▶ _Problem to work on_
Please print the lines between the one with "What React, TypeScript" and the one with "-4, -5, -6, -7, -8];", both ends included, exactly as written, with no pictures.
:: Given records
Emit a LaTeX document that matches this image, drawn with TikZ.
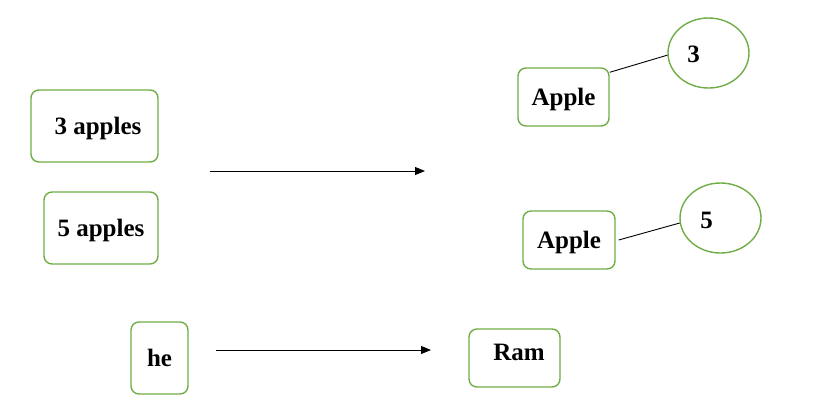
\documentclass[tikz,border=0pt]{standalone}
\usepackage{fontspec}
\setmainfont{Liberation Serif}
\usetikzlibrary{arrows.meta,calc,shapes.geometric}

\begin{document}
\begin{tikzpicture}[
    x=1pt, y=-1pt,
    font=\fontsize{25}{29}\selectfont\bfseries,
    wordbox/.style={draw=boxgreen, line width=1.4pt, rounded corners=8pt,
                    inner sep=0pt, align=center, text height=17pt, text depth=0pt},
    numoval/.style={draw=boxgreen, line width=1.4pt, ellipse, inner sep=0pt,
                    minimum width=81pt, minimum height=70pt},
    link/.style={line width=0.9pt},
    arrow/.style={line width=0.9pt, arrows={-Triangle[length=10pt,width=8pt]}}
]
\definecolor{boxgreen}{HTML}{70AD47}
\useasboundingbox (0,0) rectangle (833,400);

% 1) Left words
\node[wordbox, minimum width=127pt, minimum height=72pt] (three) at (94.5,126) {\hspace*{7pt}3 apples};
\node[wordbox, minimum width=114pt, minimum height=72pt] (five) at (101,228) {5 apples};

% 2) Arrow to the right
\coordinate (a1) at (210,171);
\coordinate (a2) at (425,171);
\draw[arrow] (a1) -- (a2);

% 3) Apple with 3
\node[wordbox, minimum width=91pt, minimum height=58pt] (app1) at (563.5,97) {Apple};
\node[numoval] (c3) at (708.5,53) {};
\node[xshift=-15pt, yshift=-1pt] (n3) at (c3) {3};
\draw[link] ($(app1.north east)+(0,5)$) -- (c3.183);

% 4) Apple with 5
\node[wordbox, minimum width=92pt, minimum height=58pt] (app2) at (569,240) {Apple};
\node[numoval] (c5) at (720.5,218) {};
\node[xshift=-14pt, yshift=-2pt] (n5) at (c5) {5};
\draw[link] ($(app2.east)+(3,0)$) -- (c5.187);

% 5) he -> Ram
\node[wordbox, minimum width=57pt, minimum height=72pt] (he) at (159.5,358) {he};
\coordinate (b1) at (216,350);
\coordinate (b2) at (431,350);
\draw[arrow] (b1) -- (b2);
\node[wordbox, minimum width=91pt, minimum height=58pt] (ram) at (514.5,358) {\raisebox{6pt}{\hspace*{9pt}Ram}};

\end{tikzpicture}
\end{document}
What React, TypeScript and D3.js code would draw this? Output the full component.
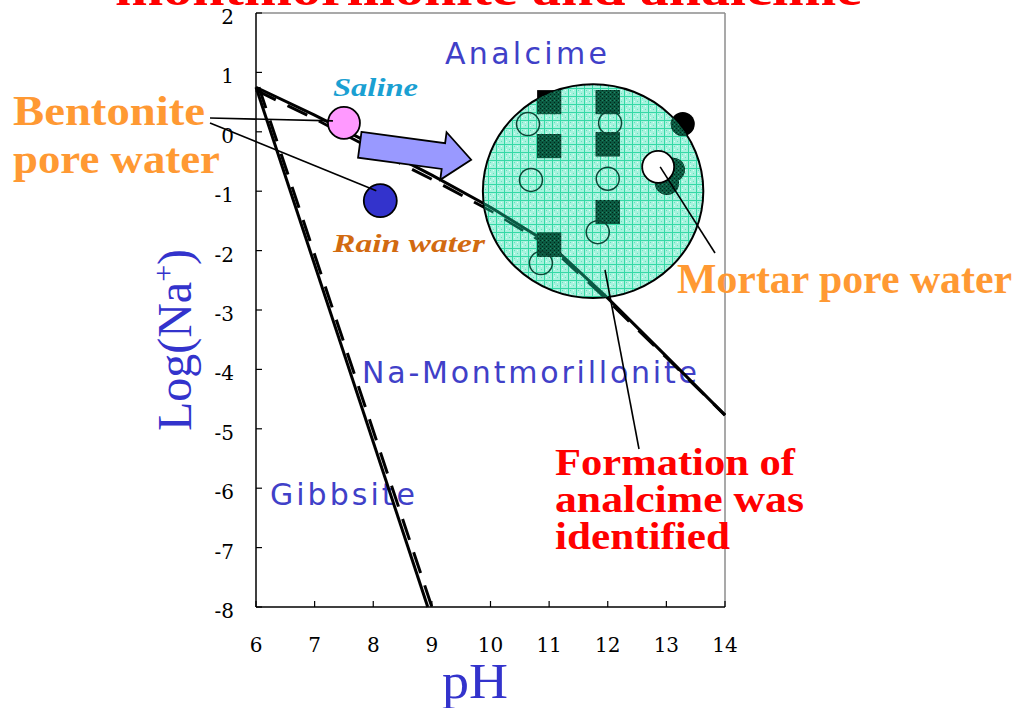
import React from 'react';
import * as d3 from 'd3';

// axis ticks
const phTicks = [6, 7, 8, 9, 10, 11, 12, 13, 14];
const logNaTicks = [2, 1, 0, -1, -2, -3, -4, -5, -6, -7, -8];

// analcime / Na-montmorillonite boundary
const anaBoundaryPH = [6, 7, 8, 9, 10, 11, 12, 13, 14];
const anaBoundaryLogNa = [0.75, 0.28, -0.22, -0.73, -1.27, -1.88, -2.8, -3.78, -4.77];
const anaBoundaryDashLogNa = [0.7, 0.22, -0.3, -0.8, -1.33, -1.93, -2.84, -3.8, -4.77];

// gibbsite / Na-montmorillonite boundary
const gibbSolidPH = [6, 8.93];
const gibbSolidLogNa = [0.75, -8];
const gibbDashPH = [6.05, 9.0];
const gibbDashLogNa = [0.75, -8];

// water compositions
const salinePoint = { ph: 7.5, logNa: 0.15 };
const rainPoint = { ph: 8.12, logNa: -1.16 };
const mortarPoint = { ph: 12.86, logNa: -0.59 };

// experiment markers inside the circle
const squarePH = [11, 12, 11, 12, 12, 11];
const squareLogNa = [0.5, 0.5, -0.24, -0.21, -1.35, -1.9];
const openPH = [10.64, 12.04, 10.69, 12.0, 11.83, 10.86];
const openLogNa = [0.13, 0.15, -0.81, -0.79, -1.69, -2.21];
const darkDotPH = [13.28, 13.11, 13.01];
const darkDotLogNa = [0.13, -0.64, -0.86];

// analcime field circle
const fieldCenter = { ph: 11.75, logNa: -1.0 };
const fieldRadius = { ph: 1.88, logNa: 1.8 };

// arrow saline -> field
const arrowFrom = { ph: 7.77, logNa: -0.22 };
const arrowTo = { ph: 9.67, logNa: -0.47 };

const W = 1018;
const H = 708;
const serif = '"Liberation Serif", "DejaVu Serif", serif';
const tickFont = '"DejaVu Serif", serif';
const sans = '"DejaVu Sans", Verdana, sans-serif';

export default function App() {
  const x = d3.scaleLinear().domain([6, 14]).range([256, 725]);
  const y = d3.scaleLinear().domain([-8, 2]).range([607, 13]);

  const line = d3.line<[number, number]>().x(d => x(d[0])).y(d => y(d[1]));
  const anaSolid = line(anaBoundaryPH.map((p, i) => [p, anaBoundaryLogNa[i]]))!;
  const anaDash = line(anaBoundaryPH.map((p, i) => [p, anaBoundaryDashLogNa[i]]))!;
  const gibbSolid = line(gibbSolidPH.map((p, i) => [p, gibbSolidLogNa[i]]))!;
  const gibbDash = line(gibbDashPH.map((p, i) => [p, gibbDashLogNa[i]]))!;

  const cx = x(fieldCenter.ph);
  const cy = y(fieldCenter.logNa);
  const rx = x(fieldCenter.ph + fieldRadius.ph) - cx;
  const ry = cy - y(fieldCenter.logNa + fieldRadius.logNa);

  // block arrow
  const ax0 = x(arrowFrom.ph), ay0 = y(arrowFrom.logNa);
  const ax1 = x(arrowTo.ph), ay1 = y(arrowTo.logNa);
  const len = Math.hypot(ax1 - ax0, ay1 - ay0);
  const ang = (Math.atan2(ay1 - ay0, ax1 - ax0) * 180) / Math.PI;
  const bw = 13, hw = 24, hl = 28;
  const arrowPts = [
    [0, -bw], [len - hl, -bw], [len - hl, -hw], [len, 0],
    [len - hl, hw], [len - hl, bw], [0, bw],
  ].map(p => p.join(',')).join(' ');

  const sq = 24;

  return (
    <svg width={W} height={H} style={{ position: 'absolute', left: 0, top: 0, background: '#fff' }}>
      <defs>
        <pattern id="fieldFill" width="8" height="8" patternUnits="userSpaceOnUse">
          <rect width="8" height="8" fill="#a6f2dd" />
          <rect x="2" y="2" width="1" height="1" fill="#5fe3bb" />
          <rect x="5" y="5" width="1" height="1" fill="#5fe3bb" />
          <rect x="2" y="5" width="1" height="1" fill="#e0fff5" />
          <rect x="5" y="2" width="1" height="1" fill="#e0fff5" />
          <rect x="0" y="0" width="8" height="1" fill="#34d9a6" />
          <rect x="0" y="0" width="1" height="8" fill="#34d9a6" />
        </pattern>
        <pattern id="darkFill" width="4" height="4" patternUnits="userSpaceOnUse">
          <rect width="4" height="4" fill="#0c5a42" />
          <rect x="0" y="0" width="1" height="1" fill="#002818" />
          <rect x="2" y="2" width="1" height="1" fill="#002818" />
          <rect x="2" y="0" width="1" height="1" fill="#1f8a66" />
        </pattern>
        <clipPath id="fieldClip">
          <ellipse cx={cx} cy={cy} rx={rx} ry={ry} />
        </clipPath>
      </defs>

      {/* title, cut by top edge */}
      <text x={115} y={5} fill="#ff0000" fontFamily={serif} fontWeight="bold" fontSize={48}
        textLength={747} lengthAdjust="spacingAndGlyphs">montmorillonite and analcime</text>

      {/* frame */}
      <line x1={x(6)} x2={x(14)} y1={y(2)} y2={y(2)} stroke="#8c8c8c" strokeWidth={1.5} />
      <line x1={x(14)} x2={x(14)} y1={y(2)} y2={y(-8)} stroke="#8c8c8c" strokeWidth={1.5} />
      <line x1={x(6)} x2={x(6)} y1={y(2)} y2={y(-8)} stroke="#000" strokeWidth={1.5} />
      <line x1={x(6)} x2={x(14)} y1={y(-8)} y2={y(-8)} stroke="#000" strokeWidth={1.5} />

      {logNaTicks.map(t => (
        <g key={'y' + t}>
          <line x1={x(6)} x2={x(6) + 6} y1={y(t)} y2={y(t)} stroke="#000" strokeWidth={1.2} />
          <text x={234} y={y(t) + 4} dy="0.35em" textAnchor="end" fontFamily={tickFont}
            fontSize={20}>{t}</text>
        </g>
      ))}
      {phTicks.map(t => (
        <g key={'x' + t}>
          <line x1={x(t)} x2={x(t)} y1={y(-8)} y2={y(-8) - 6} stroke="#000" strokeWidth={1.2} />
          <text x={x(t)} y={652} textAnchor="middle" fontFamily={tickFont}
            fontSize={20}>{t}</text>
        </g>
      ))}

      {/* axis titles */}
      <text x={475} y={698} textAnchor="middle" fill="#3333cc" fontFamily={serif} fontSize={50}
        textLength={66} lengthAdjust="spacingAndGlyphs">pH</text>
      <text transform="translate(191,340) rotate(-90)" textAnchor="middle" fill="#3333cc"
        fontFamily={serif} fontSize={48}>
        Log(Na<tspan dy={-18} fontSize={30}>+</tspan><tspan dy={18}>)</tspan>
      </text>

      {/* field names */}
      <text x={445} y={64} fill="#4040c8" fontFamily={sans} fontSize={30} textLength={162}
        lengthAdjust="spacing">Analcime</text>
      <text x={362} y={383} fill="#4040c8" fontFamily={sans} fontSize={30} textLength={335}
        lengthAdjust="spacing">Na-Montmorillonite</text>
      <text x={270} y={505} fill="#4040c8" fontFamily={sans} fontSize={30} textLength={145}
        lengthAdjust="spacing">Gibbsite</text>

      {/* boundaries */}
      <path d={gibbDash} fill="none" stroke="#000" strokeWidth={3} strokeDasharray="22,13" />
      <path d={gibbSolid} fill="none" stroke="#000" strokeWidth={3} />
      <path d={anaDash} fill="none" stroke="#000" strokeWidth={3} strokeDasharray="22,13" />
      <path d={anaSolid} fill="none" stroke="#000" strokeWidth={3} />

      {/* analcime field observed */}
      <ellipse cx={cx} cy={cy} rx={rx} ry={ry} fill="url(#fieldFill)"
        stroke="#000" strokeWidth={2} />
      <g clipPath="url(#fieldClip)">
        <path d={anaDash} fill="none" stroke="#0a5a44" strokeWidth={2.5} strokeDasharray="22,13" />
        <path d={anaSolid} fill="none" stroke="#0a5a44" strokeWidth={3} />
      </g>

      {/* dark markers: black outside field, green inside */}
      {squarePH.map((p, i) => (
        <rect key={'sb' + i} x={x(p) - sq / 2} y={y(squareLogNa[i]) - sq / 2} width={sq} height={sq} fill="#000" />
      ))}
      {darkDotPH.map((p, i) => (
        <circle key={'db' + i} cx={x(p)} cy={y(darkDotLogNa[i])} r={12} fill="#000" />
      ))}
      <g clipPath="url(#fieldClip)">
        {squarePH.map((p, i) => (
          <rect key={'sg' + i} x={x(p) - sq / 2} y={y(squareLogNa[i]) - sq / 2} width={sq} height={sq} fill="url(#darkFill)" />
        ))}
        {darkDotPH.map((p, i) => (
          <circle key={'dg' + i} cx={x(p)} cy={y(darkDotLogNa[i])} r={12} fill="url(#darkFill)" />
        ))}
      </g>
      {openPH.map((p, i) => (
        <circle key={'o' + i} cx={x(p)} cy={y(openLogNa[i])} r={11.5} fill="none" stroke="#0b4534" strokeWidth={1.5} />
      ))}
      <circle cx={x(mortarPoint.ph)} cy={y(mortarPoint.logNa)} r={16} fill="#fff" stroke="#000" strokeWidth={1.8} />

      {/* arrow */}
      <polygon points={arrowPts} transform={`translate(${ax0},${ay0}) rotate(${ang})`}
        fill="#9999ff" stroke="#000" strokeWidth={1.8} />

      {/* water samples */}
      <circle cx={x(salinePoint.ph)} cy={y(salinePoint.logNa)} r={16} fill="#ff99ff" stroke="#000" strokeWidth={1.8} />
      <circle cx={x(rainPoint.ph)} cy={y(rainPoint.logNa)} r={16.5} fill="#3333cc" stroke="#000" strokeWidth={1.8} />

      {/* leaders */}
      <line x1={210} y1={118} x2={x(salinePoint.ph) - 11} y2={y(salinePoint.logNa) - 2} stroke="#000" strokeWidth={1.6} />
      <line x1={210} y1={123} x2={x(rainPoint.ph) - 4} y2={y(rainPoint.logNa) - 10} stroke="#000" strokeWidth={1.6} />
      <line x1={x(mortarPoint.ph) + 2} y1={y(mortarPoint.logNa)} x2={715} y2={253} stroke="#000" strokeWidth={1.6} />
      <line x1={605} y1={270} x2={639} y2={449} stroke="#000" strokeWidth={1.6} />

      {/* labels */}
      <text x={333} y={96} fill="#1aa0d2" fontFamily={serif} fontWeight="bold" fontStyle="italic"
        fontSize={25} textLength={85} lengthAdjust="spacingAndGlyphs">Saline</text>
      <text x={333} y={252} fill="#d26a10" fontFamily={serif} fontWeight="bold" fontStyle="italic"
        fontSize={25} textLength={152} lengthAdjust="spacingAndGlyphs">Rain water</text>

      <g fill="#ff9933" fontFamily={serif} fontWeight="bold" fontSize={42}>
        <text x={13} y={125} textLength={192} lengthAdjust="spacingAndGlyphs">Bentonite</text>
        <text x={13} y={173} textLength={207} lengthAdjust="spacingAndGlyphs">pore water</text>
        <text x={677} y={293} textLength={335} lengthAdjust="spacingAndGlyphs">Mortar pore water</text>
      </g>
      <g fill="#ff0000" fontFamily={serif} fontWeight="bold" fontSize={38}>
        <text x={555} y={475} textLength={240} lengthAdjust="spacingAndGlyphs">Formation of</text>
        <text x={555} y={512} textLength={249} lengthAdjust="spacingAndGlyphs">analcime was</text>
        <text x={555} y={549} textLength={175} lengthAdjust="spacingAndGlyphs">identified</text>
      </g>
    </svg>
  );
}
::::
▶ _Output of the exercise_
What React, TypeScript and D3.js code would draw this? Output the full component.
import React from 'react';
import * as d3 from 'd3';

// axis ticks
const phTicks = [6, 7, 8, 9, 10, 11, 12, 13, 14];
const logNaTicks = [2, 1, 0, -1, -2, -3, -4, -5, -6, -7, -8];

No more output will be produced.